Honolulu's first baby of 2003 is Eika Keyamura, born 2:03 a.m. yesterday at Kapiolani Medical Center and held by mother Reiko Keyamura. Eika was born on the same day as Keyamura's mother, who died five years ago.

Like grandma, like granddaughter

Honolulu's first baby of 2003 is born
on the same day as her grandmother

By Susan Essoyan

When Reiko Keyamura felt the first pangs of childbirth at 3 p.m. on New Year's Eve, she hoped her labor wouldn't be too quick.

Her dutiful daughter, Eika, all of 6 pounds, 2 ounces, managed to hold off through the fireworks show and arrive at 2:03 a.m. on New Year's Day at Kapiolani Medical Center, the first baby born in Honolulu in 2003.

"We saw many fireworks from this window," Keyamura said, cradling her cherubic newborn yesterday afternoon in her hospital room, while 2-year-old son Leo clambered over her husband, Eiji. "We have never seen such a custom in Japan. They were beautiful."

The last day of the year is not an auspicious time in Japan, but New Year's Day is the nation's biggest holiday and it holds special meaning for the Keyamuras.

"It was my mother's birthday," said Keyamura, who lives in Kyoto. "She died five years ago. It almost felt like my mother brought me the baby."

Baby Eika was held yesterday by mother Reiko Keyamura, with father Eiji Keyamura and 2-year-old brother Leo close by. The family from Japan is in Hawaii while Eiji Keyamura is on a fellowship at the University of Hawaii.

Keyamura, a cardiologist, is in Honolulu with her husband, an architecture professor, for six months while he is on a fellowship at the University of Hawaii's School of Architecture, sponsored by Japan's Ministry of Education.

When Eiji Keyamura phoned his father-in-law in Japan to tell him about his new granddaughter, the widower noted the date and choked up in tears.

Keyamura's e-mails to friends were more lighthearted: "I got a Yankee daughter in Hawaii," he wrote.

Eika's name is made up of two Japanese characters that both mean "flower," the first one shared with her father's first name.

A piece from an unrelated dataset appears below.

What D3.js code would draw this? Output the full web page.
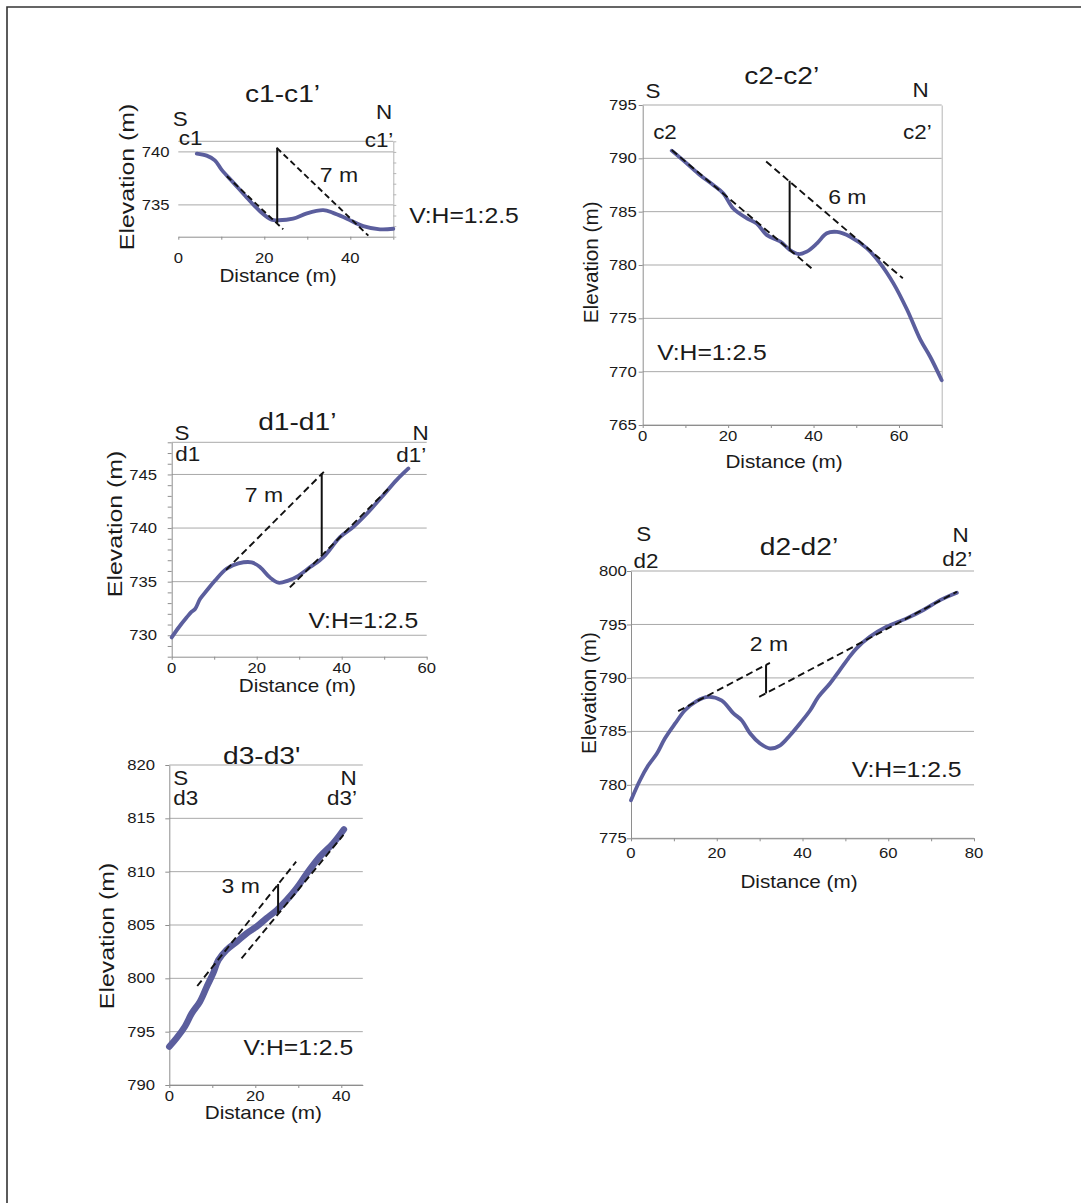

It also seemed just right, given their Hawaiian-style New Year's Eve: In Japanese, the word for fireworks is "hanabi," literally "flower from fire."

Eika was due Dec. 27, so some people thought she would be a Christmas baby. But Christmas came and went, and so did her due date.

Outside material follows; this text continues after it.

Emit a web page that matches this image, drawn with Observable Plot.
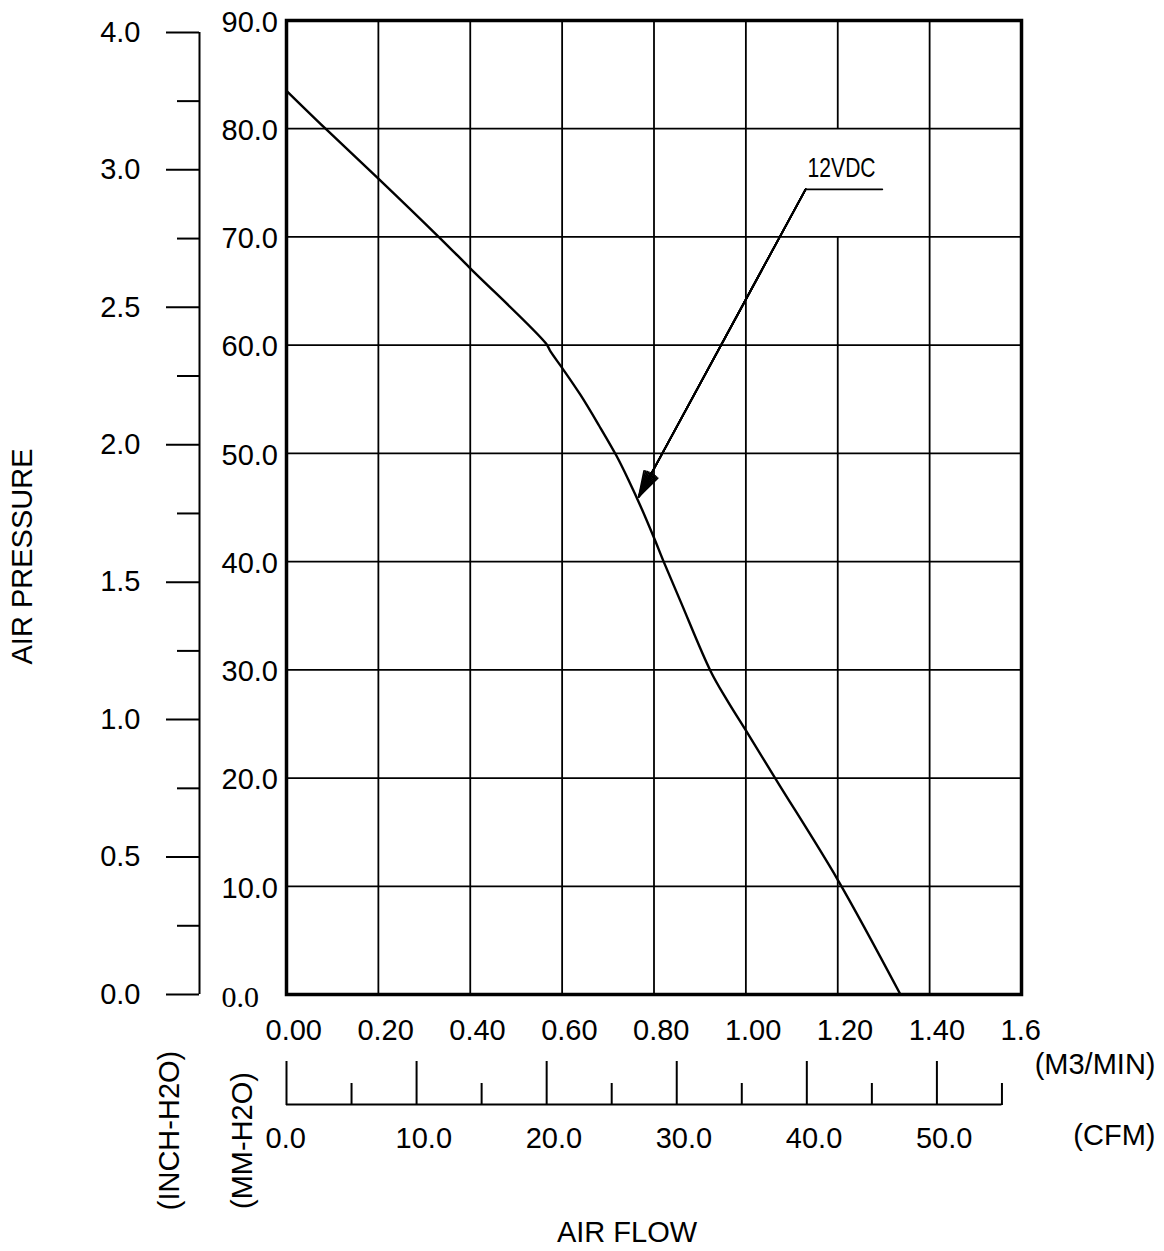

As the countdown to midnight ticked off on New Year's Eve, the Keyamuras were baffled by the buzz among the nurses at Kapiolani, who told them five other mothers were going through labor at the hospital at the same time, and it was something of a competition. When Eika arrived, they were declared the winners of the New Year's Day baby race, and the hospital presented them with a basket of goodies.

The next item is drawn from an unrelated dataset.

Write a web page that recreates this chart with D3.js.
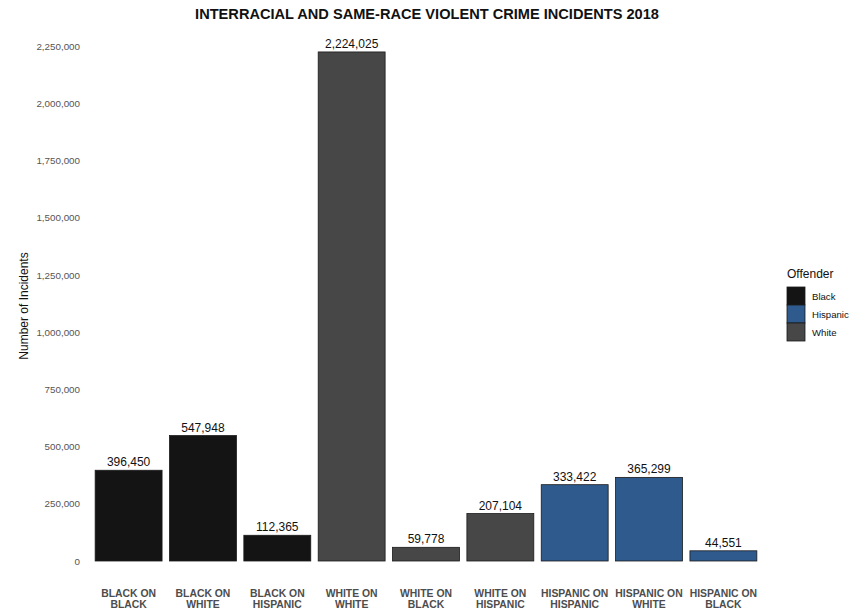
<!DOCTYPE html>
<html>
<head>
<meta charset="utf-8">
<script src="https://cdn.jsdelivr.net/npm/d3@7"></script>
<style>
  body { margin: 0; background: #fff; }
  svg { display: block; font-family: "Liberation Sans", Arial, sans-serif; }
</style>
</head>
<body>
<svg id="chart" width="860" height="611"></svg>
<script>
// Incident pairs (offender on victim), 2018
const categories = [
  "BLACK ON BLACK", "BLACK ON WHITE", "BLACK ON HISPANIC",
  "WHITE ON WHITE", "WHITE ON BLACK", "WHITE ON HISPANIC",
  "HISPANIC ON HISPANIC", "HISPANIC ON WHITE", "HISPANIC ON BLACK"
];
const incidents = [396450, 547948, 112365, 2224025, 59778, 207104, 333422, 365299, 44551];
const offenders = ["Black", "Black", "Black", "White", "White", "White", "Hispanic", "Hispanic", "Hispanic"];
const legendOrder = ["Black", "Hispanic", "White"];
const yTicks = [0, 250000, 500000, 750000, 1000000, 1250000, 1500000, 1750000, 2000000, 2250000];

const svg = d3.select("#chart");
const fmt = d3.format(",");

const x = d3.scaleBand()
  .domain(categories)
  .range([84, 768])
  .paddingInner(0.1)
  .paddingOuter(0.15);

const y = d3.scaleLinear()
  .domain([0, 2250000])
  .range([561, 46]);

const color = d3.scaleOrdinal()
  .domain(legendOrder)
  .range(["#141414", "#2e5a8e", "#474747"]);

// Title
svg.append("text")
  .attr("x", 427).attr("y", 19)
  .attr("text-anchor", "middle")
  .attr("font-size", 14.6).attr("font-weight", "bold")
  .attr("fill", "#111")
  .text("INTERRACIAL AND SAME-RACE VIOLENT CRIME INCIDENTS 2018");

// Y axis (no line, no ticks)
const yAxis = svg.append("g")
  .attr("transform", "translate(80,0)")
  .call(d3.axisLeft(y).tickValues(yTicks).tickFormat(fmt).tickSize(0).tickPadding(0));
yAxis.select(".domain").remove();
yAxis.selectAll("text")
  .attr("font-size", 9.8)
  .attr("fill", "#555")
  .attr("font-family", "Liberation Sans, Arial, sans-serif");

svg.append("text")
  .attr("transform", "translate(28,306) rotate(-90)")
  .attr("text-anchor", "middle")
  .attr("font-size", 12)
  .attr("fill", "#111")
  .text("Number of Incidents");

// Bars
svg.append("g").selectAll("rect")
  .data(categories)
  .join("rect")
  .attr("x", d => x(d))
  .attr("y", (d, i) => y(incidents[i]))
  .attr("width", x.bandwidth())
  .attr("height", (d, i) => y(0) - y(incidents[i]))
  .attr("fill", (d, i) => color(offenders[i]))
  .attr("stroke", "#1a1a1a")
  .attr("stroke-width", 0.8);

// Value labels
svg.append("g").selectAll("text")
  .data(categories)
  .join("text")
  .attr("x", d => x(d) + x.bandwidth() / 2)
  .attr("y", (d, i) => y(incidents[i]) - 4)
  .attr("text-anchor", "middle")
  .attr("font-size", 12)
  .attr("fill", "#111")
  .text((d, i) => fmt(incidents[i]));

// X category labels, two lines each
const xl = svg.append("g").selectAll("text")
  .data(categories)
  .join("text")
  .attr("x", d => x(d) + x.bandwidth() / 2)
  .attr("y", 596.5)
  .attr("text-anchor", "middle")
  .attr("font-size", 10.4)
  .attr("font-weight", "bold")
  .attr("fill", "#4d4d4d");
xl.each(function(d) {
  const parts = d.split(" ON ");
  const t = d3.select(this);
  t.append("tspan").attr("x", x(d) + x.bandwidth() / 2).attr("dy", 0).text(parts[0] + " ON");
  t.append("tspan").attr("x", x(d) + x.bandwidth() / 2).attr("dy", 11).text(parts[1]);
});

// Legend
const lg = svg.append("g").attr("transform", "translate(787,0)");
lg.append("text")
  .attr("x", 0).attr("y", 278)
  .attr("font-size", 12)
  .attr("fill", "#111")
  .text("Offender");
lg.selectAll("rect")
  .data(legendOrder)
  .join("rect")
  .attr("x", 0).attr("y", (d, i) => 287 + i * 18)
  .attr("width", 18).attr("height", 18)
  .attr("fill", d => color(d))
  .attr("stroke", "#1a1a1a")
  .attr("stroke-width", 0.8);
lg.selectAll("text.lab")
  .data(legendOrder)
  .join("text")
  .attr("class", "lab")
  .attr("x", 25).attr("y", (d, i) => 299.5 + i * 18)
  .attr("font-size", 9.6)
  .attr("fill", "#111")
  .text(d => d);
</script>
</body>
</html>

"We were surprised," she said. "I didn't know the custom."

Leo Keyamura, 2, looked at his new sister, Eika, yesterday as she was held by their mother, Reiko Keyamura. Eika's name is made up of two Japanese characters that both mean "flower."

Yesterday afternoon, as his mother and father gave interview after interview to the media, son Leo didn't seem fazed, munching on Fruit Loops and dropping as many on the floor as he got in his mouth.

His mother recalled that she couldn't wait for her 36-hour labor to end when Leo was born, because she suffered so much and her husband "didn't understand my pain." This time around, with the help of an epidural and the fireworks display, it was almost pleasant.

"We were even laughing," her husband said.

The new mother showed no signs of fatigue and didn't seem to mind the media fuss.

"He's a first baby, so we have a lot of pictures of him," Keyamura said, patting Leo. "This is a good chance for us to have so many pictures of Eika."